“My momma always said, “Life was like a box of chocolates. You never know what you’re gonna get.” Even if everyone’s life remains full of surprises, the truth is that what applied to Forrest Gump in the 1994 movie by Robert Zemeckis, shouldn’t apply to your data strategy. As you’re making the very first steps into your data strategy, you need to first know what’s inside your data. And this part is critical. To do so, you need the tools and methodology to step up your data-driven strategy.
Why Data Discovery?
With increased affordability and accessibility of data storage over recent years, data lakes have increased in popularity. This left IT teams with a growing number of diverse known and unknown datasets polluting the data lake in volume and variety every day. As a consequence, everyone is facing a data backlog. It can take weeks for IT teams to publish new data sources in a data warehouse or data lakes. At the same time, it takes hours for line-of-business workers or data scientists to find, understand and put all that data into context. IDC found that only 19 percent of the time spent by data professionals and business users can really be dedicated to analyzing information and delivering valuable business outcomes
Given this new reality, the challenge is now to overcome these obstacles by bringing clarity, transparency and accessibility to your data as well as to extract value from legacy systems and new applications alike. Wherever the data resides (in a traditional data warehouse or hosted in a cloud data lake), you need to establish proper data screening, so you can get the full picture and make sure you have the entire view of the data flow coming in and out your organization.
Know Your Data
When it’s time to get started working on your data, it’s critical to start exploring the different data sources you wish to manage. The good news is that the newly released Talend Data Catalog coupled with the Talend Data Fabric is here to help.
As mentioned in this post, Talend Data Catalog will intelligently discover all the data coming into your data lake so you get an instant picture of what’s going on in any of your datasets.
One of the many interesting use cases of Talend Data Catalog is to identify and screen any datasets that contain sensitive data so that you can further reconcile them and apply data masking, for example, to enable relevant people to use them within the entire organization. This will help reduce the burden of any data team wishing to operationalize regulations compliance across all data pipelines. To discover more about how Talend Data Catalog will help to be compliant with GDPR, take a look at this Talend webcast.
Auto Profiling for All with Data Catalog
Auto-profiling capabilities of Talend Data Catalog facilitate data screening for non-technical people within your organization. Simply put, the data catalog will provide you with automated discovery and intelligent documentation of the datasets in your data lake. It comes with easy to use profiling capabilities that will help you to quickly assess data at a glance. With trusted and auto profiled datasets, you will have powerful and visual profiling indicators, so users can easily find and the right data in a few clicks.

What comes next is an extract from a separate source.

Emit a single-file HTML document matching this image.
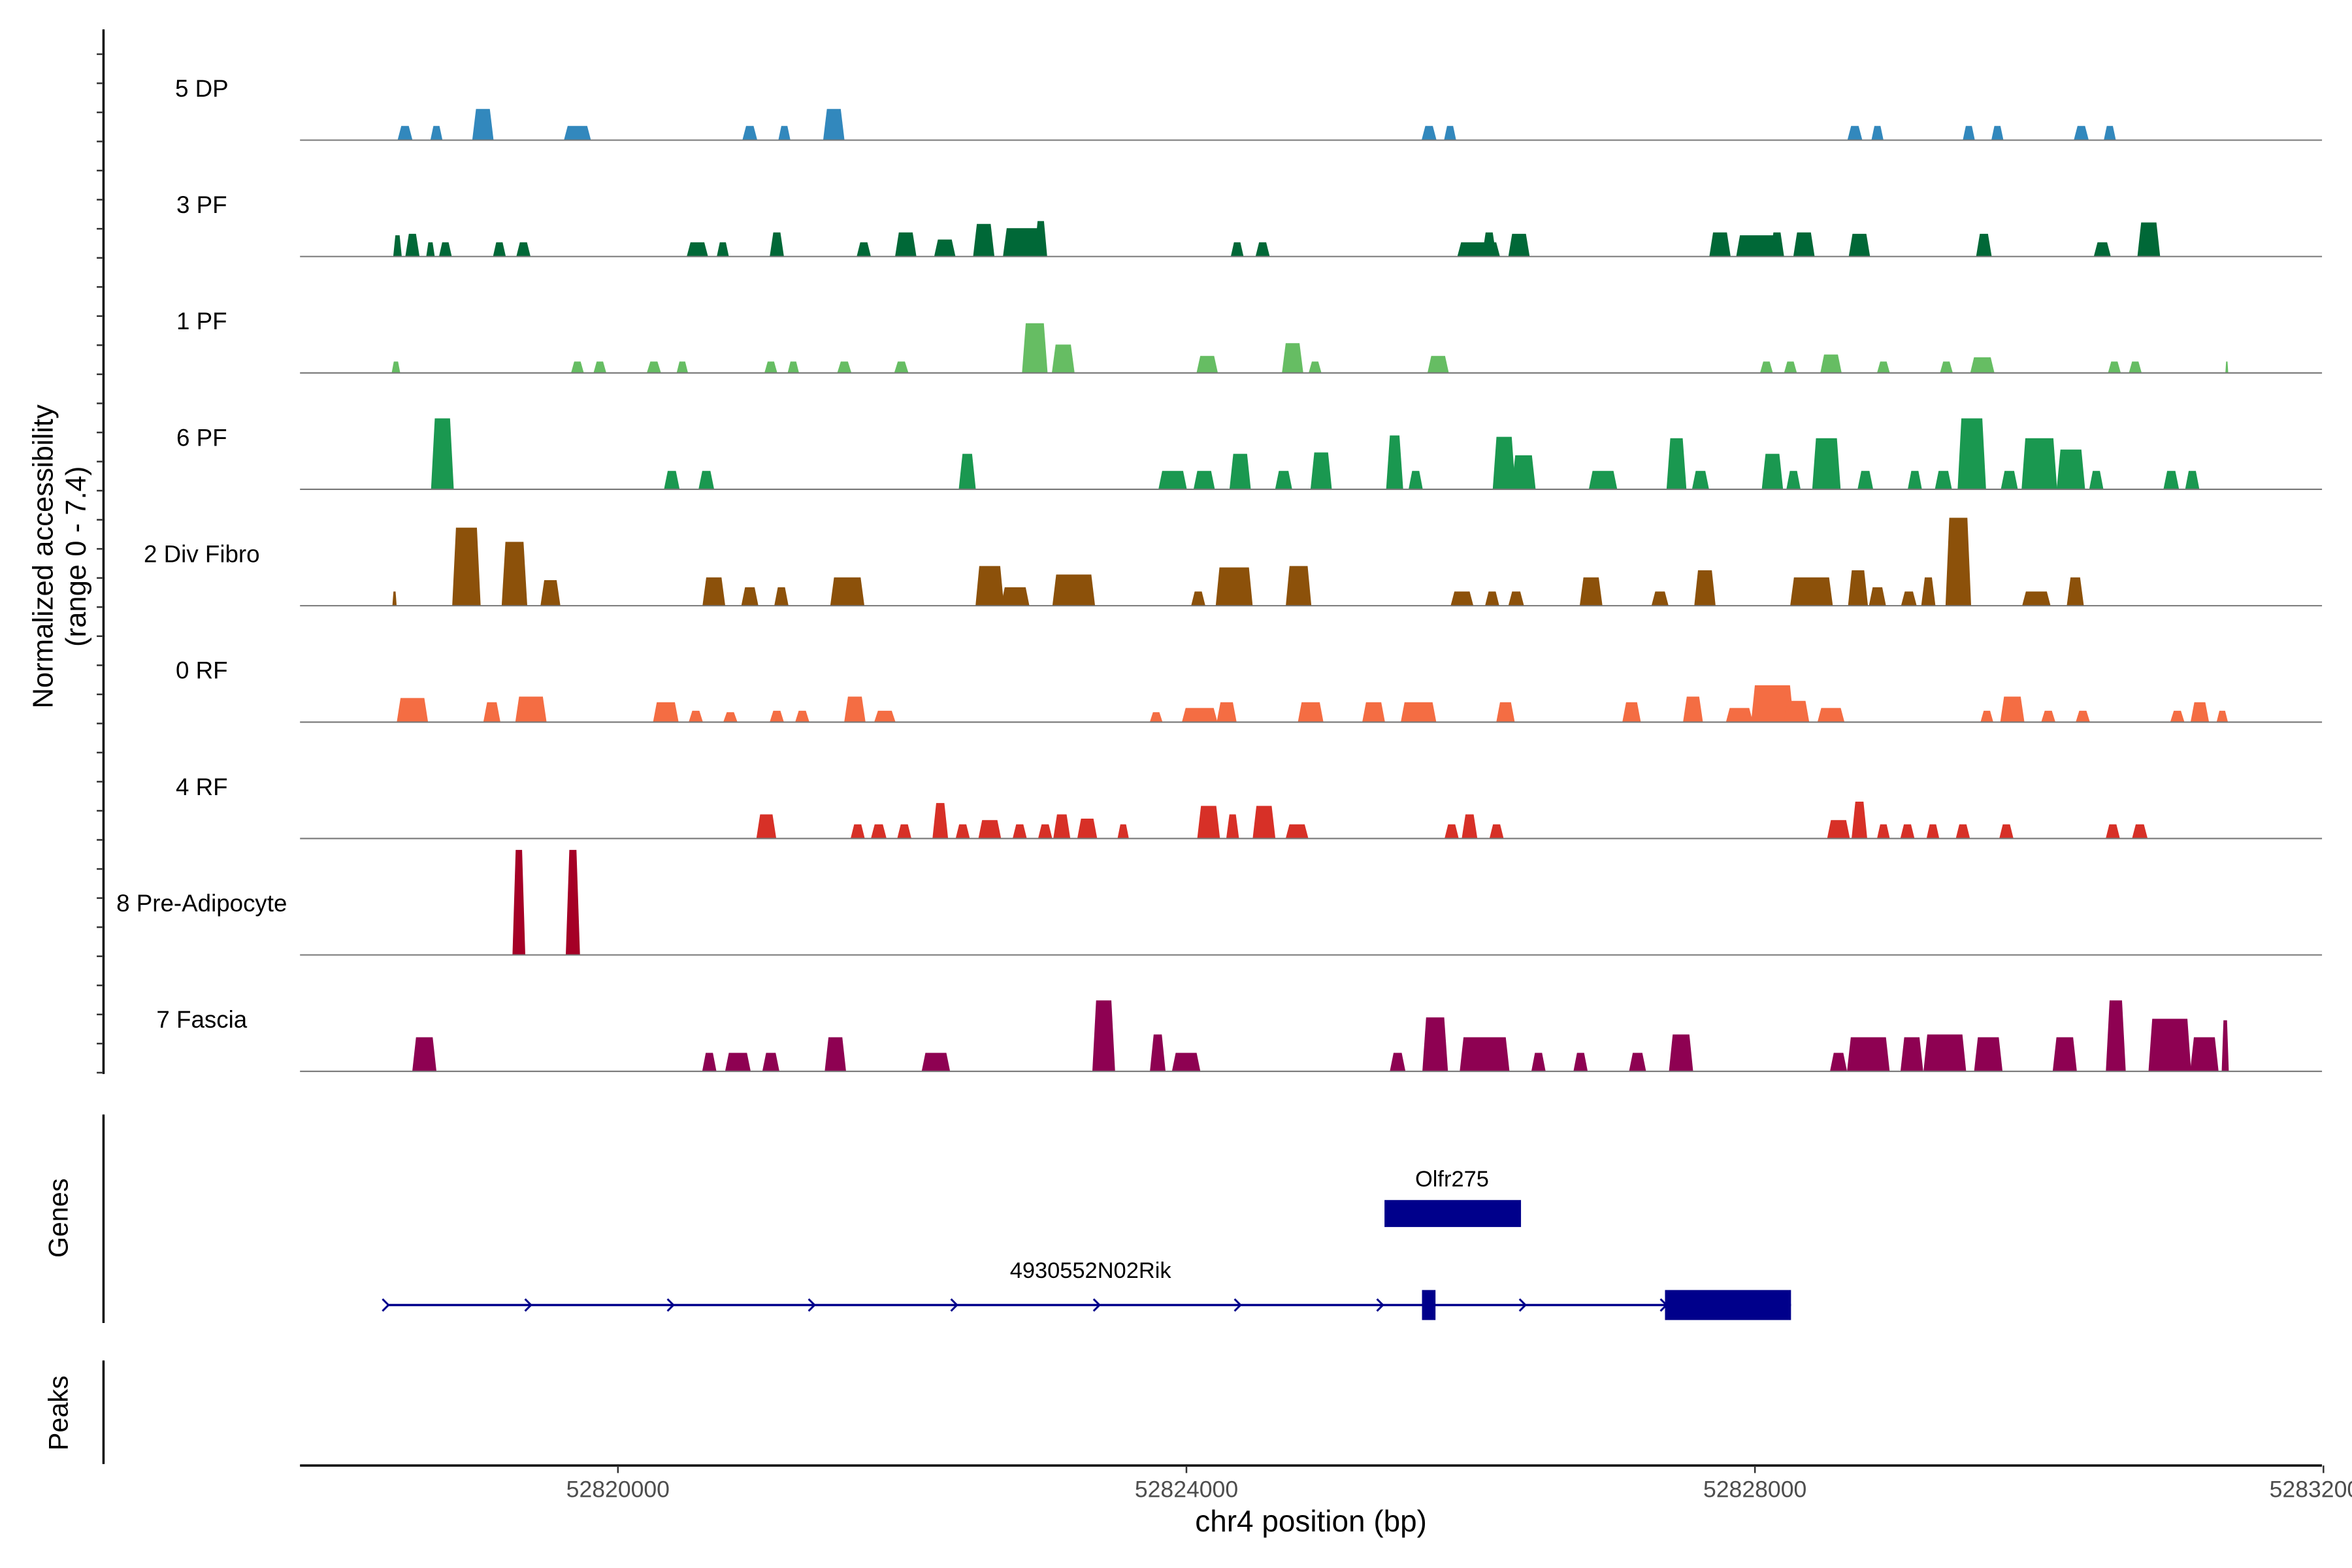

Not only can Talend Data Catalog bring all of your metadata together in a single place, but it can also automatically draw the links between datasets and connect them to a business glossary. In a nutshell, this allows organizations to:
- Automate the data inventory
- Leverage smart semantics for auto-profiling, relationships discovery and classification
- Document and drive usage now that the data has been enriched and becomes more meaningful
Go further with Data Profiling
Data profiling is a technology that will enable you to discover your datasets in-depth and accurately assess multiple data sources based on the six dimensions of data quality. It will help you to identify if and how your data is inaccurate, inconsistent, incomplete.
Let’s put this in context. Think about a doctor’s exam to assess a patient’s health. Nobody wants to be in the process of having surgery without a precise and close examination. The same applies to data profiling. You need to understand your data before fixing it. As data will often come into the organization as either inoperable, in hidden formats, or unstructured an accurate diagnosis will help you to have a detailed overview of the problem before fixing it. This will save your time for you, your team and your entire organization because you will have primarily mapped this potential minefield.
Easy profiling for power users with Talend Data Preparation: Data profiling shouldn’t be complicated. Rather, it should be simple, fast and visual. For use cases such as Salesforce data cleansing, you may wish to gauge your data quality by delegating some of the basic data profiling activities to business users. They will then be able to do quick profiling on their favorite datasets. With tools like Talend Data Preparation, you will have powerful yet simple built-in profiling capabilities to explore datasets and assess their quality with the help of indicators, trends and patterns.
Advanced profiling for data engineers: Using Talend Data Quality in the Talend Studio, data engineers can start connecting to data sources to analyze their structure (catalogs, schemas, and tables), and stores the description of their metadata in its metadata repository. Then, they can define available data quality analysis including database, content analysis, column analysis, table analysis, redundancy analysis, correlation analysis, and more. These analyses will carry out the data profiling processes that will define the content, structure, and quality of highly complex data structures. The analysis results will be then displayed visually as well.
To go further into data profiling take a look at this webcast: An Introduction to Talend Open Studio for Data Quality.
Keep in mind that not your data strategy should first and foremost start with data discovery. Failure to profile your data would obviously put your entire data strategy at risk. It’s really about analyzing the ground to make sure your data house could be built on solid foundations.